Entries taken from a collection.

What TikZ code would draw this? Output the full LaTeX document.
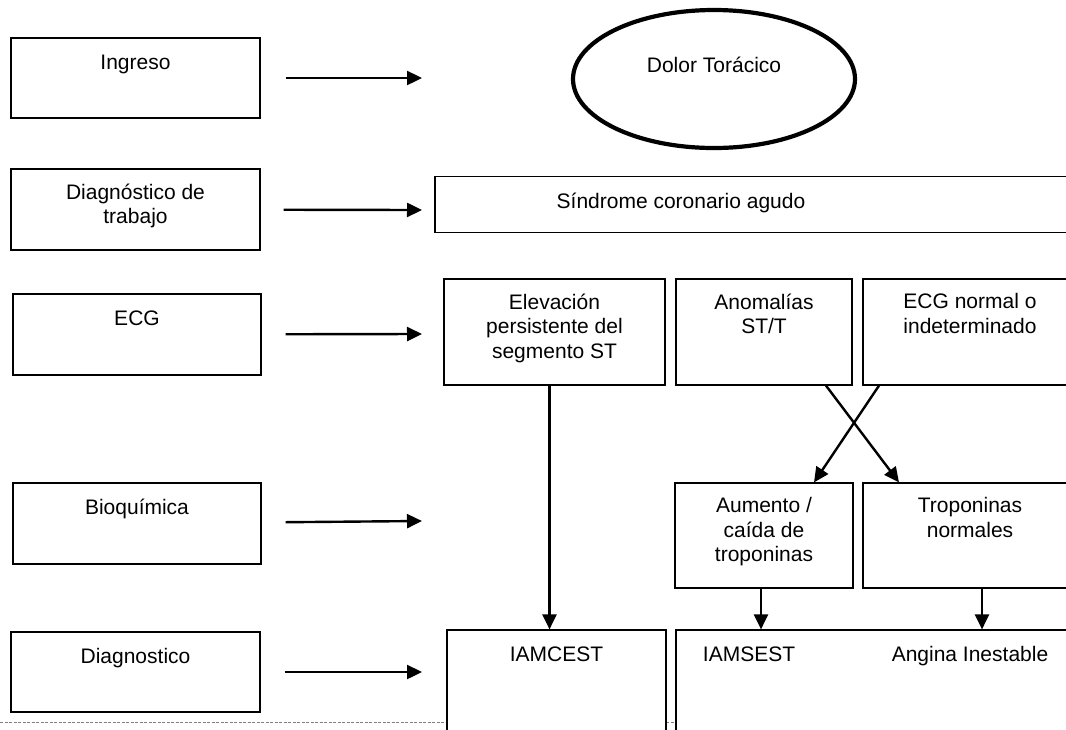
\documentclass[tikz,border=0pt]{standalone}
\usepackage{fontspec}
\setmainfont{Liberation Sans}
\usetikzlibrary{arrows.meta,shapes.geometric}
\tikzset{
    caja/.style={rectangle, draw, line width=1.2pt, fill=white, inner sep=0pt},
    txt/.style={anchor=north, inner sep=15pt, align=center, font=\fontsize{21}{24.5}\selectfont, execute at begin node=\strut},
    flecha/.style={line width=2.4pt, -{Triangle[length=15pt, width=14pt]}},
    corte/.style={gray, line width=0.8pt, dash pattern=on 3pt off 1.5pt}
}

\begin{document}
\begin{tikzpicture}[x=1pt, y=-1pt]
    \useasboundingbox (0,0) rectangle (1066,729);
    \clip (0,0) rectangle (1066,729);

    \coordinate (pie0) at (0, 722);
    \coordinate (pie1) at (1066, 722);
    \draw[corte] (pie0) -- (pie1);

    % etapas
    \node (ingreso) [caja, minimum width=249, minimum height=80, label={[txt]north:Ingreso}] at (135.5, 78) {};
    \node (trabajo) [caja, minimum width=249, minimum height=81, label={[txt]north:Diagnóstico de\\trabajo}] at (135.5, 209.5) {};
    \node (ecg) [caja, minimum width=248, minimum height=81, label={[txt]north:ECG}] at (137, 334.5) {};
    \node (bioq) [caja, minimum width=248, minimum height=81, label={[txt]north:Bioquímica}] at (137, 523.5) {};
    \node (diag) [caja, minimum width=249, minimum height=80, label={[txt]north:Diagnostico}] at (135.5, 672) {};

    \coordinate (f1) at (422, 78);
    \coordinate (f2) at (422, 210);
    \coordinate (f3) at (422, 334);
    \coordinate (f4) at (422, 521);
    \coordinate (f5) at (422, 672);

    % cuadro clinico
    \node (dolor) [ellipse, draw, line width=4.2pt, fill=white, minimum width=282, minimum height=138, label={[txt, yshift=-32pt]north:Dolor Torácico}] at (714, 79) {};
    \node (sca) [caja, minimum width=642, minimum height=56, label={[txt, xshift=-75pt]north:Síndrome coronario agudo}] at (756, 204.5) {};

    \node (elev) [caja, minimum width=221, minimum height=106, label={[txt]north:Elevación\\persistente del\\segmento ST}] at (554.5, 332) {};
    \node (anom) [caja, minimum width=176, minimum height=106, label={[txt]north:Anomalías\\ST/T}] at (764, 332) {};
    \node (ecgn) [caja, minimum width=214, minimum height=106, label={[txt]north:ECG normal o\\indeterminado}] at (970, 332) {};

    \node (aum) [caja, minimum width=178, minimum height=105, label={[txt]north:Aumento /\\caída de\\troponinas}] at (764, 535.5) {};
    \node (tropn) [caja, minimum width=214, minimum height=105, label={[txt]north:Troponinas\\normales}] at (970, 535.5) {};

    \node (iamcest) [caja, minimum width=219, minimum height=115, label={[txt]north:IAMCEST}] at (556.5, 687.5) {};
    \node (iamsest) [caja, minimum width=401, minimum height=115, label={[txt, xshift=-127.5pt]north:IAMSEST}, label={[txt, xshift=93.5pt]north:Angina Inestable}] at (876.5, 687.5) {};

    % flechas
    \draw[flecha, shorten <=25pt] (ingreso) -- (f1);
    \draw[flecha, shorten <=23pt] (trabajo) -- (f2);
    \draw[flecha, shorten <=24pt] (ecg) -- (f3);
    \draw[flecha, shorten <=24pt] (bioq) -- (f4);
    \draw[flecha, shorten <=24pt] (diag) -- (f5);

    \draw[flecha] ([xshift=-5pt]elev.south) -- ([xshift=-5pt]elev.south |- iamcest.north);
    \draw[flecha] ([xshift=62pt]anom.south) -- ([xshift=-71pt]tropn.north);
    \draw[flecha] ([xshift=-91pt]ecgn.south) -- ([xshift=50pt]aum.north);
    \draw[flecha] ([xshift=-3pt]aum.south) -- ([xshift=-3pt]aum.south |- iamsest.north);
    \draw[flecha] ([xshift=12pt]tropn.south) -- ([xshift=12pt]tropn.south |- iamsest.north);
\end{tikzpicture}
\end{document}
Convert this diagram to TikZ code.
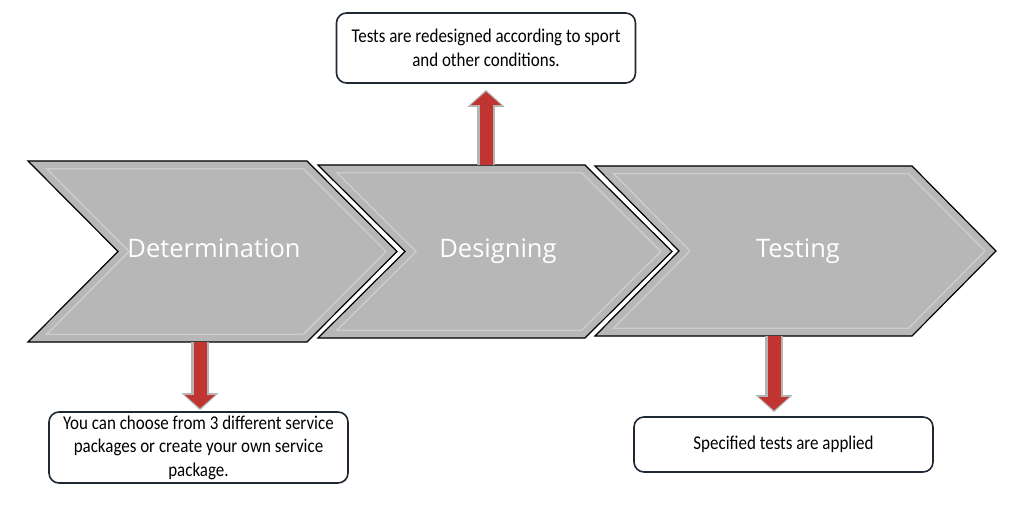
\documentclass[tikz,border=0pt]{standalone}
\usepackage{fontspec}
\usetikzlibrary{arrows.meta}
\newfontfamily\chevfont{Open Sans}
\newfontfamily\notefont[FakeStretch=0.87]{Carlito}
\definecolor{chevgray}{HTML}{B7B7B7}
\definecolor{chevlight}{HTML}{CDCDCD}
\definecolor{arrowred}{RGB}{192,52,50}
\definecolor{arrowrim}{HTML}{B4B4B4}
\definecolor{boxline}{HTML}{1F2933}

\tikzset{
  steplabel/.style={text=white, anchor=base, font=\chevfont\fontsize{25.5}{28}\selectfont},
  notebox/.style={draw=boxline, line width=1.6pt, rounded corners=10pt, fill=white,
    minimum width=299pt, align=center, inner sep=2pt,
    font=\notefont\fontsize{19.5}{23.5}\selectfont},
  rimarrow/.style={draw=arrowrim, line width=18pt, -{Triangle[width=36pt,length=17pt]}},
  redarrow/.style={draw=arrowred, line width=13pt, shorten >=2pt, -{Triangle[width=29pt,length=13pt]}}
}

\begin{document}
\begin{tikzpicture}[x=1pt,y=-1pt]
\useasboundingbox (0,0) rectangle (1024,510);

% the three chevrons
\foreach \xa/\xb/\yt/\yb/\d in {28/307/161/342/90, 318/585/165/338/87, 595/912/166/336/84}{
  \begin{scope}
    \clip (\xa,\yt) -- (\xb,\yt) -- ({\xb+\d},{(\yt+\yb)/2}) -- (\xb,\yb)
      -- (\xa,\yb) -- ({\xa+\d},{(\yt+\yb)/2}) -- cycle;
    \fill[chevgray] (0,0) rectangle (1024,510);
    \draw[chevlight, line width=17pt, line join=miter]
      (\xa,\yt) -- (\xb,\yt) -- ({\xb+\d},{(\yt+\yb)/2}) -- (\xb,\yb)
      -- (\xa,\yb) -- ({\xa+\d},{(\yt+\yb)/2}) -- cycle;
    \draw[chevgray, line width=14pt, line join=miter]
      (\xa,\yt) -- (\xb,\yt) -- ({\xb+\d},{(\yt+\yb)/2}) -- (\xb,\yb)
      -- (\xa,\yb) -- ({\xa+\d},{(\yt+\yb)/2}) -- cycle;
  \end{scope}
  \draw[black, line width=1.2pt]
    (\xa,\yt) -- (\xb,\yt) -- ({\xb+\d},{(\yt+\yb)/2}) -- (\xb,\yb)
    -- (\xa,\yb) -- ({\xa+\d},{(\yt+\yb)/2}) -- cycle;
}

\node[steplabel] (det) at (214,258) {Determination};
\node[steplabel] (des) at (498,258) {Designing};
\node[steplabel] (tst) at (798,258) {Testing};

\coordinate (detfoot) at (200,342);
\coordinate (destop) at (486,165);
\coordinate (tstfoot) at (774,336);

% notes
\node[notebox, minimum height=70pt] (redesign) at (486,48)
  {Tests are redesigned according to sport\\and other conditions.};
\node[notebox, minimum height=71pt] (packages) at (198.5,447.5)
  {You can choose from 3 different service\\packages or create your own service\\package.};
\node[notebox, minimum height=55pt] (applied) at (783.5,444.5)
  {Specified tests are applied};

% block arrows
\draw[rimarrow, shorten >=1pt] (detfoot) -- (detfoot |- packages.north);
\draw[redarrow, shorten >=3pt] (detfoot) -- (detfoot |- packages.north);
\draw[rimarrow, shorten >=6pt] (destop) -- (destop |- redesign.south);
\draw[redarrow, shorten >=8pt] (destop) -- (destop |- redesign.south);
\draw[rimarrow, shorten >=4pt] (tstfoot) -- (tstfoot |- applied.north);
\draw[redarrow, shorten >=6pt] (tstfoot) -- (tstfoot |- applied.north);
\end{tikzpicture}
\end{document}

The problem. Give the data again exactly as written, with all pictures left out.

Task response.
What TikZ code would draw this? Output the full LaTeX document.
\documentclass[tikz,border=0pt]{standalone}
\usepackage{fontspec}
\setmainfont{Liberation Sans}
\usetikzlibrary{arrows.meta,shapes.geometric}
\tikzset{
    caja/.style={rectangle, draw, line width=1.2pt, fill=white, inner sep=0pt},
    txt/.style={anchor=north, inner sep=15pt, align=center, font=\fontsize{21}{24.5}\selectfont, execute at begin node=\strut},
    flecha/.style={line width=2.4pt, -{Triangle[length=15pt, width=14pt]}},
    corte/.style={gray, line width=0.8pt, dash pattern=on 3pt off 1.5pt}
}

\begin{document}
\begin{tikzpicture}[x=1pt, y=-1pt]
    \useasboundingbox (0,0) rectangle (1066,729);
    \clip (0,0) rectangle (1066,729);

    \coordinate (pie0) at (0, 722);
    \coordinate (pie1) at (1066, 722);
    \draw[corte] (pie0) -- (pie1);

    % etapas
    \node (ingreso) [caja, minimum width=249, minimum height=80, label={[txt]north:Ingreso}] at (135.5, 78) {};
    \node (trabajo) [caja, minimum width=249, minimum height=81, label={[txt]north:Diagnóstico de\\trabajo}] at (135.5, 209.5) {};
    \node (ecg) [caja, minimum width=248, minimum height=81, label={[txt]north:ECG}] at (137, 334.5) {};
    \node (bioq) [caja, minimum width=248, minimum height=81, label={[txt]north:Bioquímica}] at (137, 523.5) {};
    \node (diag) [caja, minimum width=249, minimum height=80, label={[txt]north:Diagnostico}] at (135.5, 672) {};

    \coordinate (f1) at (422, 78);
    \coordinate (f2) at (422, 210);
    \coordinate (f3) at (422, 334);
    \coordinate (f4) at (422, 521);
    \coordinate (f5) at (422, 672);

    % cuadro clinico
    \node (dolor) [ellipse, draw, line width=4.2pt, fill=white, minimum width=282, minimum height=138, label={[txt, yshift=-32pt]north:Dolor Torácico}] at (714, 79) {};
    \node (sca) [caja, minimum width=642, minimum height=56, label={[txt, xshift=-75pt]north:Síndrome coronario agudo}] at (756, 204.5) {};

    \node (elev) [caja, minimum width=221, minimum height=106, label={[txt]north:Elevación\\persistente del\\segmento ST}] at (554.5, 332) {};
    \node (anom) [caja, minimum width=176, minimum height=106, label={[txt]north:Anomalías\\ST/T}] at (764, 332) {};
    \node (ecgn) [caja, minimum width=214, minimum height=106, label={[txt]north:ECG normal o\\indeterminado}] at (970, 332) {};

    \node (aum) [caja, minimum width=178, minimum height=105, label={[txt]north:Aumento /\\caída de\\troponinas}] at (764, 535.5) {};
    \node (tropn) [caja, minimum width=214, minimum height=105, label={[txt]north:Troponinas\\normales}] at (970, 535.5) {};

    \node (iamcest) [caja, minimum width=219, minimum height=115, label={[txt]north:IAMCEST}] at (556.5, 687.5) {};
    \node (iamsest) [caja, minimum width=401, minimum height=115, label={[txt, xshift=-127.5pt]north:IAMSEST}, label={[txt, xshift=93.5pt]north:Angina Inestable}] at (876.5, 687.5) {};

    % flechas
    \draw[flecha, shorten <=25pt] (ingreso) -- (f1);
    \draw[flecha, shorten <=23pt] (trabajo) -- (f2);
    \draw[flecha, shorten <=24pt] (ecg) -- (f3);
    \draw[flecha, shorten <=24pt] (bioq) -- (f4);
    \draw[flecha, shorten <=24pt] (diag) -- (f5);

    \draw[flecha] ([xshift=-5pt]elev.south) -- ([xshift=-5pt]elev.south |- iamcest.north);
    \draw[flecha] ([xshift=62pt]anom.south) -- ([xshift=-71pt]tropn.north);
    \draw[flecha] ([xshift=-91pt]ecgn.south) -- ([xshift=50pt]aum.north);
    \draw[flecha] ([xshift=-3pt]aum.south) -- ([xshift=-3pt]aum.south |- iamsest.north);
    \draw[flecha] ([xshift=12pt]tropn.south) -- ([xshift=12pt]tropn.south |- iamsest.north);
\end{tikzpicture}
\end{document}
Convert this diagram to TikZ code.
\documentclass[tikz,border=0pt]{standalone}
\usepackage{fontspec}
\usetikzlibrary{arrows.meta}
\newfontfamily\chevfont{Open Sans}
\newfontfamily\notefont[FakeStretch=0.87]{Carlito}
\definecolor{chevgray}{HTML}{B7B7B7}
\definecolor{chevlight}{HTML}{CDCDCD}
\definecolor{arrowred}{RGB}{192,52,50}
\definecolor{arrowrim}{HTML}{B4B4B4}
\definecolor{boxline}{HTML}{1F2933}

\tikzset{
  steplabel/.style={text=white, anchor=base, font=\chevfont\fontsize{25.5}{28}\selectfont},
  notebox/.style={draw=boxline, line width=1.6pt, rounded corners=10pt, fill=white,
    minimum width=299pt, align=center, inner sep=2pt,
    font=\notefont\fontsize{19.5}{23.5}\selectfont},
  rimarrow/.style={draw=arrowrim, line width=18pt, -{Triangle[width=36pt,length=17pt]}},
  redarrow/.style={draw=arrowred, line width=13pt, shorten >=2pt, -{Triangle[width=29pt,length=13pt]}}
}

\begin{document}
\begin{tikzpicture}[x=1pt,y=-1pt]
\useasboundingbox (0,0) rectangle (1024,510);

% the three chevrons
\foreach \xa/\xb/\yt/\yb/\d in {28/307/161/342/90, 318/585/165/338/87, 595/912/166/336/84}{
  \begin{scope}
    \clip (\xa,\yt) -- (\xb,\yt) -- ({\xb+\d},{(\yt+\yb)/2}) -- (\xb,\yb)
      -- (\xa,\yb) -- ({\xa+\d},{(\yt+\yb)/2}) -- cycle;
    \fill[chevgray] (0,0) rectangle (1024,510);
    \draw[chevlight, line width=17pt, line join=miter]
      (\xa,\yt) -- (\xb,\yt) -- ({\xb+\d},{(\yt+\yb)/2}) -- (\xb,\yb)
      -- (\xa,\yb) -- ({\xa+\d},{(\yt+\yb)/2}) -- cycle;
    \draw[chevgray, line width=14pt, line join=miter]
      (\xa,\yt) -- (\xb,\yt) -- ({\xb+\d},{(\yt+\yb)/2}) -- (\xb,\yb)
      -- (\xa,\yb) -- ({\xa+\d},{(\yt+\yb)/2}) -- cycle;
  \end{scope}
  \draw[black, line width=1.2pt]
    (\xa,\yt) -- (\xb,\yt) -- ({\xb+\d},{(\yt+\yb)/2}) -- (\xb,\yb)
    -- (\xa,\yb) -- ({\xa+\d},{(\yt+\yb)/2}) -- cycle;
}

\node[steplabel] (det) at (214,258) {Determination};
\node[steplabel] (des) at (498,258) {Designing};
\node[steplabel] (tst) at (798,258) {Testing};

\coordinate (detfoot) at (200,342);
\coordinate (destop) at (486,165);
\coordinate (tstfoot) at (774,336);

% notes
\node[notebox, minimum height=70pt] (redesign) at (486,48)
  {Tests are redesigned according to sport\\and other conditions.};
\node[notebox, minimum height=71pt] (packages) at (198.5,447.5)
  {You can choose from 3 different service\\packages or create your own service\\package.};
\node[notebox, minimum height=55pt] (applied) at (783.5,444.5)
  {Specified tests are applied};

% block arrows
\draw[rimarrow, shorten >=1pt] (detfoot) -- (detfoot |- packages.north);
\draw[redarrow, shorten >=3pt] (detfoot) -- (detfoot |- packages.north);
\draw[rimarrow, shorten >=6pt] (destop) -- (destop |- redesign.south);
\draw[redarrow, shorten >=8pt] (destop) -- (destop |- redesign.south);
\draw[rimarrow, shorten >=4pt] (tstfoot) -- (tstfoot |- applied.north);
\draw[redarrow, shorten >=6pt] (tstfoot) -- (tstfoot |- applied.north);
\end{tikzpicture}
\end{document}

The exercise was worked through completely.